4) Skip the low-fat stuff
What is people’s obsession with low-fat food, especially dairy? Fat is good for you. I’d say do full fat dairy products, or 2% if you’re really not comfortable with that. The non-fat stuff doesn’t taste as good or keep you full as long, or other ingredients are often added to make up for the lack of fat. Plus you need the fat to help with nutrient absorption!
5) Look at the ingredients list of everything you buy
There’s a lot of suspicious stuff in processed food. That’s why I like making things from scratch, but I understand that we don’t have the time or energy for it everyday. So I implore you to carefully read the ingredients list before you buy a product. You’ve already got enough weird additives and chemicals getting into your body against your will–you don’t need to actively seek them out too. Anything weird-sounding that you don’t recognize on that ingredients list? If so, skip it. I’m shocked at how even health food brands have so much stuff you just don’t need (I’m looking at you, soy lecithin) in their ingredient list. But hey, real food isn’t supposed to be shelf-stable. If a product’s packaging tries way too hard to sound healthy, you can bet you’ll find some eyebrow-raising ingredients. Example: compare the packaging and ingredients lists of Kerrygold Pure Irish Butter and I Can’t Believe It’s Not Butter. Mmmm-hmmm.
6) Don’t take trendy super-foods too seriously
Meh. As much as I like kale and acai, I don’t give them any special status just because they’ve been trendy the past couple of years. Too much of anything isn’t good for you. You’d be surprised how pretty much every food has its positives and negatives. I’m not saying these super-foods aren’t healthy. They are. But there’s no need to obsess over what magazines tell you are the miracle food of the month. Instead, make an effort to always eat a variety of food. That’s how you cover all your nutritional bases. Bought spinach and tomatoes last trip to the store? Maybe pick up eggplants and zucchini this time.
7) Be honest with yourself when it comes to a balanced diet
Yes, whole wheat bread is better than white bread.
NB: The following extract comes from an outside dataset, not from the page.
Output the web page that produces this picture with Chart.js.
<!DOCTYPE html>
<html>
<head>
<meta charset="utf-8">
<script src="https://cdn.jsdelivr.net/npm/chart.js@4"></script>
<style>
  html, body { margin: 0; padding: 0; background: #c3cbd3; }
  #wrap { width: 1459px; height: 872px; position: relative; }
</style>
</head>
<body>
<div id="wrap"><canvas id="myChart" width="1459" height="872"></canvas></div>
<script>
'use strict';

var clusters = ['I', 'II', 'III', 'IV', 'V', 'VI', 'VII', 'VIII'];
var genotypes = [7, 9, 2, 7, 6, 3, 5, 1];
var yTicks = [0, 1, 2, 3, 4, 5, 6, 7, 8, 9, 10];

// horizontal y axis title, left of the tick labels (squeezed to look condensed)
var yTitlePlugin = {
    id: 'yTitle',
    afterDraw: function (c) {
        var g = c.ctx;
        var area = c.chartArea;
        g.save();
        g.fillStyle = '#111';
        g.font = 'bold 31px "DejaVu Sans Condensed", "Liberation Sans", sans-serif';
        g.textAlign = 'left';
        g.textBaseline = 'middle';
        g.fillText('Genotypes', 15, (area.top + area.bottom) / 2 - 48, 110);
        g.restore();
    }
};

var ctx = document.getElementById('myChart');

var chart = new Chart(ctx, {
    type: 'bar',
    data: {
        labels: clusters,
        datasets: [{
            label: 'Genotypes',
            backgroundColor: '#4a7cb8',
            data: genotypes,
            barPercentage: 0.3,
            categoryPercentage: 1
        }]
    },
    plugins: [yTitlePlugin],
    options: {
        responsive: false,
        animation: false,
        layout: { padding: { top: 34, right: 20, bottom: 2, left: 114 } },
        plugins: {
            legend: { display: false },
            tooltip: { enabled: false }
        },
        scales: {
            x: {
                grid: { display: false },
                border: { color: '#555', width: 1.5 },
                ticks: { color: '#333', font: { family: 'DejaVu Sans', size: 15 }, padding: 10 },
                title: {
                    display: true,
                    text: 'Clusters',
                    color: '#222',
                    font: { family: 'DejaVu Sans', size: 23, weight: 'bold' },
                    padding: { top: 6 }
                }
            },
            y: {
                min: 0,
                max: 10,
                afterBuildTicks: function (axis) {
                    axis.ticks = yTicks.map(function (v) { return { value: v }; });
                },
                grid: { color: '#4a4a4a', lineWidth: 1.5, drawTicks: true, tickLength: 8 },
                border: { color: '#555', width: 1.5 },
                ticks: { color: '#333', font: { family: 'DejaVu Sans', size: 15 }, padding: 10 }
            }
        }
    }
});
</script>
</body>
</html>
And yes, quality hard cheeses make a better dessert for you than cookies. But let’s get real about the big picture. What you buy is what you’ll eat. What’s actually in your shopping cart? Is it mainly vegetables and quality protein, with maybe just a few fruits, an intact grains, and one single-serving treat? Or can you barely find a leafy green under the boxes of organic sugary cereal and tofu-based ice cream sandwiches in your cart? If so, turn around and try again.
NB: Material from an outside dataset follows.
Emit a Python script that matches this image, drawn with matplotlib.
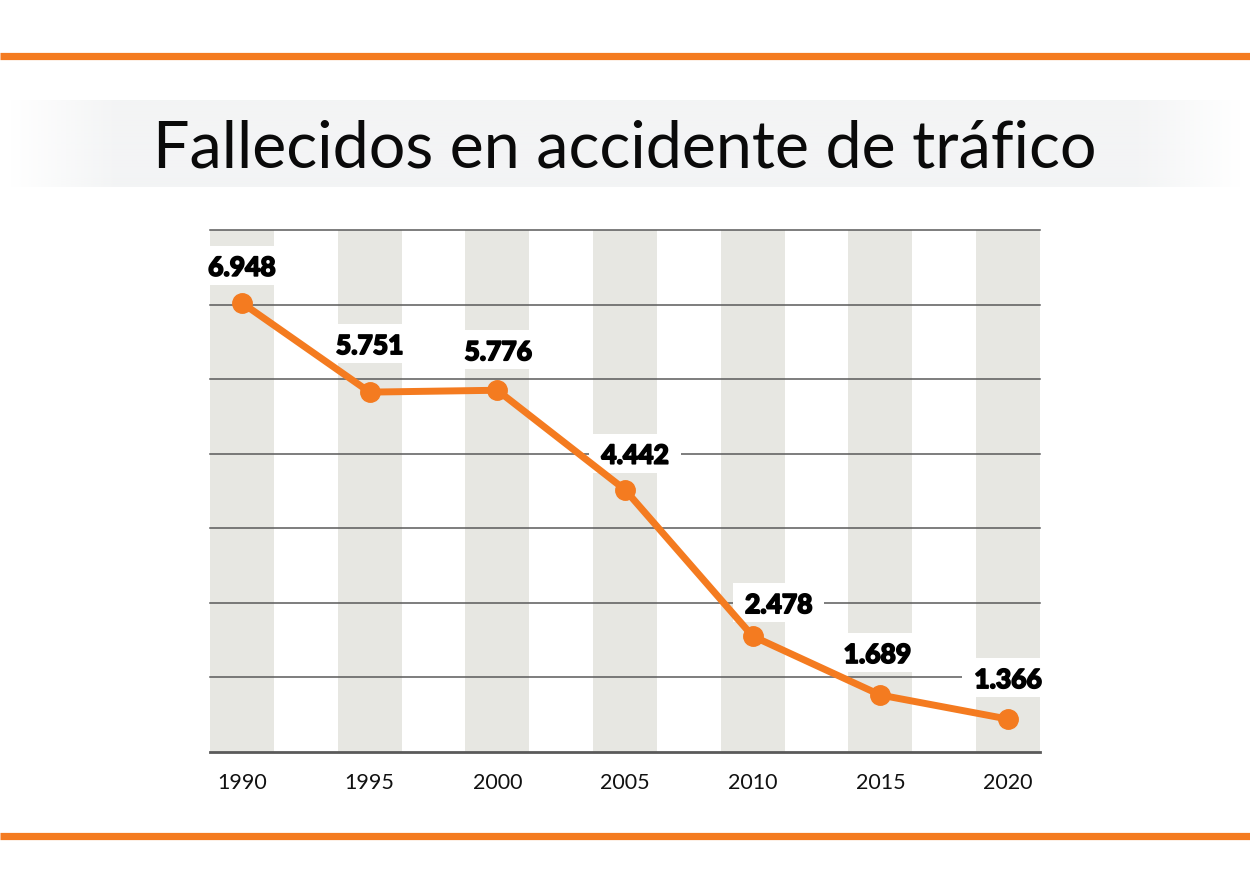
import numpy as np
import matplotlib

matplotlib.use('Agg')
import matplotlib.pyplot as plt
import matplotlib.patheffects as pe
from matplotlib.patches import Rectangle

years = [1990, 1995, 2000, 2005, 2010, 2015, 2020]
deaths = [6948, 5751, 5776, 4442, 2478, 1689, 1366]
value_labels = ['6.948', '5.751', '5.776', '4.442', '2.478', '1.689', '1.366']
year_labels = [str(y) for y in years]
title = 'Fallecidos en accidente de tráfico'

# label placement relative to each point, in pixels (dx, dy to the digit centre)
label_dx = [0, 0, 1, 10, 26, -3, 0]
label_dy = [36, 47, 39, 35, 32, 41, 40]

orange = '#f47b20'
column_gray = '#e7e7e2'
grid_gray = '#5a5a5a'
ymin, ymax = 925, 7925

plt.rcParams['font.family'] = ['Lato', 'DejaVu Sans']

fig = plt.figure(figsize=(12.5, 8.96), dpi=100)

# background decoration in pixel coordinates
bg = fig.add_axes([0, 0, 1, 1])
bg.set_xlim(0, 1250)
bg.set_ylim(896, 0)
bg.axis('off')
bg.plot([0, 1250], [56, 56], color=orange, lw=5.2, solid_capstyle='butt')
bg.plot([0, 1250], [836.5, 836.5], color=orange, lw=5.2, solid_capstyle='butt')

xs = np.arange(1250)
alpha = np.clip(np.minimum((xs - 10) / 110.0, (1240 - xs) / 110.0), 0, 1)
band = np.zeros((1, 1250, 4))
band[..., 0] = 0xf3 / 255
band[..., 1] = 0xf4 / 255
band[..., 2] = 0xf5 / 255
band[..., 3] = alpha
bg.imshow(band, extent=(0, 1250, 187, 100), aspect='auto', interpolation='bilinear')
bg.set_xlim(0, 1250)
bg.set_ylim(896, 0)

fig.text(0.5, 1 - 167 / 896, title, ha='center', va='baseline',
         fontsize=46.5, color='#0a0a0a')

ax = fig.add_axes([210 / 1250, (896 - 752) / 896, 830 / 1250, 522 / 896])
ax.set_xlim(1988.75, 2021.25)
ax.set_ylim(ymin, ymax)

ax.bar(years, ymax - ymin, bottom=ymin, width=2.5, color=column_gray, zorder=1)
for g in np.arange(ymin, ymax + 1, 1000):
    lw = 2 if g == ymin else 1.1
    ax.axhline(g, color=grid_gray, lw=lw, zorder=2, clip_on=False)

ax.plot(years, deaths, color=orange, lw=5, marker='o', ms=14,
        solid_capstyle='round', zorder=4)

texts = []
for x, y, lab, dx, dy in zip(years, deaths, value_labels, label_dx, label_dy):
    t = ax.annotate(lab, (x, y), xytext=(dx, dy - 9), textcoords='offset pixels',
                    ha='center', va='baseline', fontsize=19, fontweight='black',
                    color='#000000', zorder=5, annotation_clip=False,
                    path_effects=[pe.withStroke(linewidth=1.2, foreground='#000000')])
    texts.append(t)

ax.set_xticks(years)
ax.set_xticklabels(year_labels, fontsize=15.5, color='#111111')
ax.tick_params(axis='x', length=0, pad=15)
ax.set_yticks([])
for s in ax.spines.values():
    s.set_visible(False)

# white boxes behind the value labels
fig.canvas.draw()
renderer = fig.canvas.get_renderer()
inv = ax.transData.inverted()
for t, x, y, dx, dy in zip(texts, years, deaths, label_dx, label_dy):
    bb = t.get_window_extent(renderer)
    px, py = ax.transData.transform((x, y))
    base = py + dy - 9
    x0, y0 = inv.transform((bb.x0 - 12, base - 9))
    x1, y1 = inv.transform((bb.x1 + 12, base + 30))
    ax.add_patch(Rectangle((x0, y0), x1 - x0, y1 - y0, facecolor='white',
                           edgecolor='none', zorder=3, clip_on=False))

fig.savefig('out.png', dpi=100)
8) Let your food shopping be the 80% in the 80-20 rule
I’m not militant about eating clean at every meal of everyday. Life would be miserable if you had to follow a bunch of rules about eating and never get to taste your aunt’s fabulous pumpkin pie, or starve because you’re traveling and there isn’t a healthy, organic meal in miles. We can’t control everything we eat all the time. But here’s the thing. You can control that 80% if you make the right choices when you’re food shopping. If you don’t make a habit out of preparing healthy meals most days, it’s a slippery slope. Before you know it, half your calories will be coming from poor food choices. Let your aunt’s pumpkin pie or that airport burrito be the 20%. If you’re eating balanced meals made from quality food most of the time, there is definitely room in a healthy diet for letting it slide once in a while!